Тут, вероятно, дело не столько в логике, сколько в психологии. С одной стороны, гордыня ума и нежелание признать неисповедимость путей Господних. С другой стороны, совершенно особенный и теперь вполне забытый психологический климат начала 80-х. Ликование от того, что новый генсек не находится в тяжком физическом маразме (хотя в 54 года вроде бы и рано), и нетривиальный силлогизм — "вождь пластичен, скачет и витийствует, следственно, настала заря свободы" — объяснимы присущим развитому социализму острым сенсорным голодом. Увлекавшийся тюрьмоведением король фельетона Влас Дорошевич отмечает, что все опрошенные им арестанты "мучились в одиночном заключении галлюцинациями зрения: огромная ярко-зеленая лягушка, мужик в ярко-красной рубахе. Совершенно естественный протест зрения, замученного белым цветом стен одиночки. 'Голодающий' глаз создает себе яркие галлюцинации". Скачущий генсек весны 1985-го был тем самым мужиком в ярко-красной рубахе — и больше ничем. Если что-то реально стало начинаться, то разве год с лишним спустя.

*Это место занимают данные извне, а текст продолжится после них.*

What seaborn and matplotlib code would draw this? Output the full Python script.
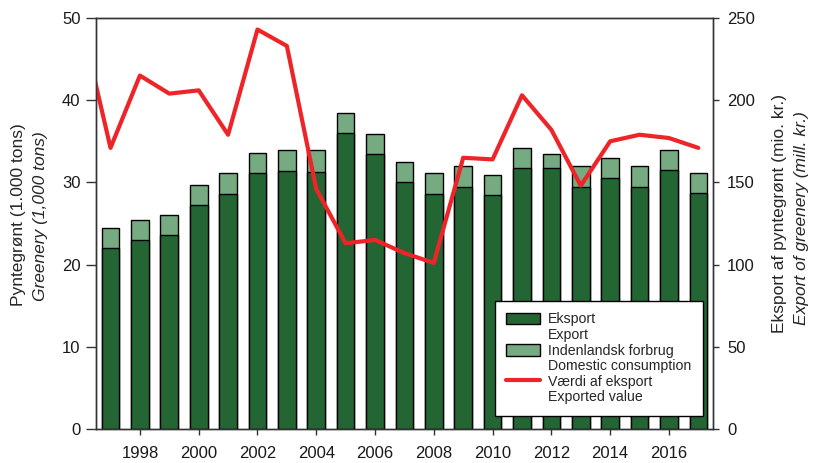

Людям, искренно считающим себя интеллектуальной элитой нации, вряд ли подобало галлюцинировать даже тогда — в 1985-м. Но сегодня, когда сенсорный голод насыщен даже и до чрезмерности, возрождение старых галлюцинаций уже не имеет и того, прежнего извинения. Следовало бы не ужасаться нынешнему общественному неустройству, а радостно дивиться тому, что при таком уровне критической вдумчивости, которым обладает интеллектуальная элита нации, общественное неустройство отнюдь не достигло уровня, который мог бы почитаться справедливой за то небесной карой.